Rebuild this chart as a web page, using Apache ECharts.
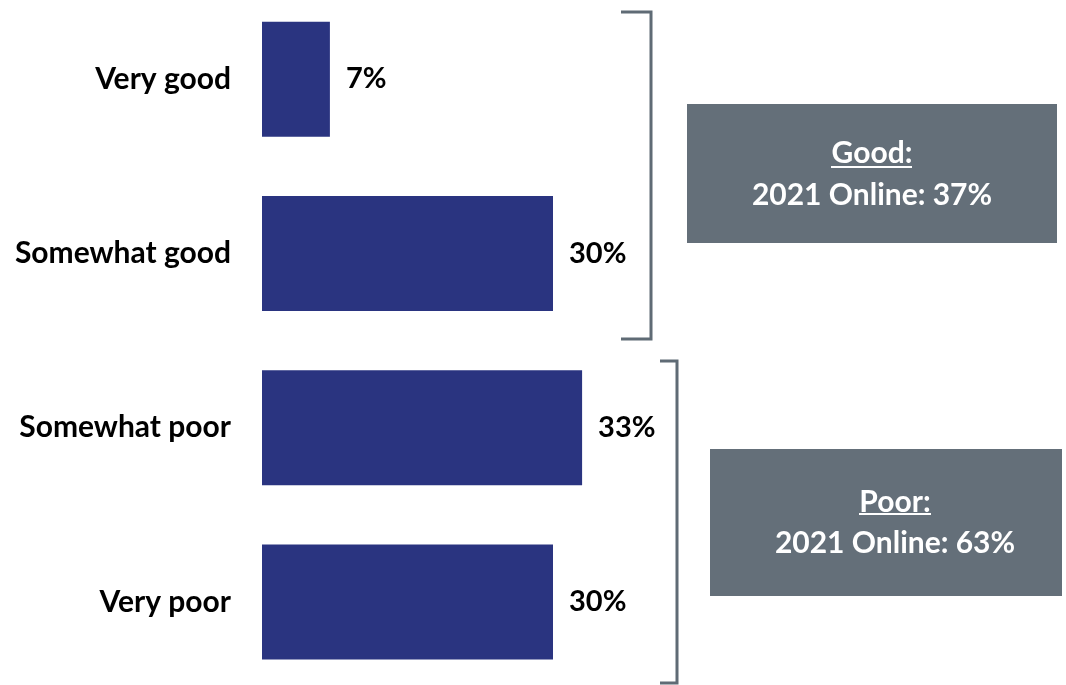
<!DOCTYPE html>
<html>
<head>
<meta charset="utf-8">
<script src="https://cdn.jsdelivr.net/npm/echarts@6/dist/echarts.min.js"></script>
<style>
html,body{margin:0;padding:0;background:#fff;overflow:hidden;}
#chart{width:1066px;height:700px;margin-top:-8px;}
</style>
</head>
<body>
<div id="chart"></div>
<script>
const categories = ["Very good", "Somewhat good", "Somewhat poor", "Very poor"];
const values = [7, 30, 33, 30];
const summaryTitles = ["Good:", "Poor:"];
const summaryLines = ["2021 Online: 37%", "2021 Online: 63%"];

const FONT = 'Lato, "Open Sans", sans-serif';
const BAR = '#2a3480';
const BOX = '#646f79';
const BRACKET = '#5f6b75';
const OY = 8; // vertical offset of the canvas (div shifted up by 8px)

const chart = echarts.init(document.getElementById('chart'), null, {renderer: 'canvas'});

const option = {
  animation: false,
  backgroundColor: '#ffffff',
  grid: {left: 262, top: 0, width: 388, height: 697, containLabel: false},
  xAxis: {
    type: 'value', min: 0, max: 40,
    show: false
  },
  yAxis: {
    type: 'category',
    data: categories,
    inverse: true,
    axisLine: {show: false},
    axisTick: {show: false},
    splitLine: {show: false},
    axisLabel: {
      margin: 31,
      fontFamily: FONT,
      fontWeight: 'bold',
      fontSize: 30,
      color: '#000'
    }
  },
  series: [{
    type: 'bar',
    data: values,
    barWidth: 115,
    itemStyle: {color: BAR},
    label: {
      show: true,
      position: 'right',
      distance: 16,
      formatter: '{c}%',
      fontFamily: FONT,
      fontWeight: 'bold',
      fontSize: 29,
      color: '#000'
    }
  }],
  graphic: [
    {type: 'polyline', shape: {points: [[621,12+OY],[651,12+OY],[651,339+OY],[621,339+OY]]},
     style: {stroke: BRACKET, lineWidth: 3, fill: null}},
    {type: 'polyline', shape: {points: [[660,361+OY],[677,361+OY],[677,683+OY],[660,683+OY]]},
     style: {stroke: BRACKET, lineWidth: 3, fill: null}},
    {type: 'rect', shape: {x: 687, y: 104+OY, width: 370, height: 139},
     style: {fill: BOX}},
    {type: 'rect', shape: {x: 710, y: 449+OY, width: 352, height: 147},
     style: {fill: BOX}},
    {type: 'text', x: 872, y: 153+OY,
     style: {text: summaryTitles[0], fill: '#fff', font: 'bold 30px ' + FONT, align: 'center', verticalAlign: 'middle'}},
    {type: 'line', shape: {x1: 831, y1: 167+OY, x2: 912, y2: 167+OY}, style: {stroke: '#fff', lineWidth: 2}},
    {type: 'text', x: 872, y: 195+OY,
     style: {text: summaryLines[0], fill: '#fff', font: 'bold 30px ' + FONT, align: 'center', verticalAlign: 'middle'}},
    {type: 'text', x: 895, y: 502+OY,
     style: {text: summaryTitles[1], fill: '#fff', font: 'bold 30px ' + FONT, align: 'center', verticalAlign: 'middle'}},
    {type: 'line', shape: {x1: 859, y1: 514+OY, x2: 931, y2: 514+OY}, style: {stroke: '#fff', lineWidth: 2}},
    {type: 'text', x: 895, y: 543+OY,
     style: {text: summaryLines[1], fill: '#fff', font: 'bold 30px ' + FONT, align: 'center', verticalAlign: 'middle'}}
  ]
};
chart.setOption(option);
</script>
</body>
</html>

········

Written exercise: Repeat the data exactly, without the pictures.

Output of the task:
Rebuild this chart as a web page, using Apache ECharts.
<!DOCTYPE html>
<html>
<head>
<meta charset="utf-8">
<script src="https://cdn.jsdelivr.net/npm/echarts@6/dist/echarts.min.js"></script>
<style>
html,body{margin:0;padding:0;background:#fff;overflow:hidden;}
#chart{width:1066px;height:700px;margin-top:-8px;}
</style>
</head>
<body>
<div id="chart"></div>
<script>
const categories = ["Very good", "Somewhat good", "Somewhat poor", "Very poor"];
const values = [7, 30, 33, 30];
const summaryTitles = ["Good:", "Poor:"];
const summaryLines = ["2021 Online: 37%", "2021 Online: 63%"];

const FONT = 'Lato, "Open Sans", sans-serif';
const BAR = '#2a3480';
const BOX = '#646f79';
const BRACKET = '#5f6b75';
const OY = 8; // vertical offset of the canvas (div shifted up by 8px)

const chart = echarts.init(document.getElementById('chart'), null, {renderer: 'canvas'});

const option = {
  animation: false,
  backgroundColor: '#ffffff',
  grid: {left: 262, top: 0, width: 388, height: 697, containLabel: false},
  xAxis: {
    type: 'value', min: 0, max: 40,
    show: false
  },
  yAxis: {
    type: 'category',
    data: categories,
    inverse: true,
    axisLine: {show: false},
    axisTick: {show: false},
    splitLine: {show: false},
    axisLabel: {
      margin: 31,
      fontFamily: FONT,
      fontWeight: 'bold',
      fontSize: 30,
      color: '#000'
    }
  },
  series: [{
    type: 'bar',
    data: values,
    barWidth: 115,
    itemStyle: {color: BAR},
    label: {
      show: true,
      position: 'right',
      distance: 16,
      formatter: '{c}%',
      fontFamily: FONT,
      fontWeight: 'bold',
      fontSize: 29,
      color: '#000'
    }
  }],
  graphic: [
    {type: 'polyline', shape: {points: [[621,12+OY],[651,12+OY],[651,339+OY],[621,339+OY]]},
     style: {stroke: BRACKET, lineWidth: 3, fill: null}},
    {type: 'polyline', shape: {points: [[660,361+OY],[677,361+OY],[677,683+OY],[660,683+OY]]},
     style: {stroke: BRACKET, lineWidth: 3, fill: null}},
    {type: 'rect', shape: {x: 687, y: 104+OY, width: 370, height: 139},
     style: {fill: BOX}},
    {type: 'rect', shape: {x: 710, y: 449+OY, width: 352, height: 147},
     style: {fill: BOX}},
    {type: 'text', x: 872, y: 153+OY,
     style: {text: summaryTitles[0], fill: '#fff', font: 'bold 30px ' + FONT, align: 'center', verticalAlign: 'middle'}},
    {type: 'line', shape: {x1: 831, y1: 167+OY, x2: 912, y2: 167+OY}, style: {stroke: '#fff', lineWidth: 2}},
    {type: 'text', x: 872, y: 195+OY,
     style: {text: summaryLines[0], fill: '#fff', font: 'bold 30px ' + FONT, align: 'center', verticalAlign: 'middle'}},
    {type: 'text', x: 895, y: 502+OY,
     style: {text: summaryTitles[1], fill: '#fff', font: 'bold 30px ' + FONT, align: 'center', verticalAlign: 'middle'}},
    {type: 'line', shape: {x1: 859, y1: 514+OY, x2: 931, y2: 514+OY}, style: {stroke: '#fff', lineWidth: 2}},
    {type: 'text', x: 895, y: 543+OY,
     style: {text: summaryLines[1], fill: '#fff', font: 'bold 30px ' + FONT, align: 'center', verticalAlign: 'middle'}}
  ]
};
chart.setOption(option);
</script>
</body>
</html>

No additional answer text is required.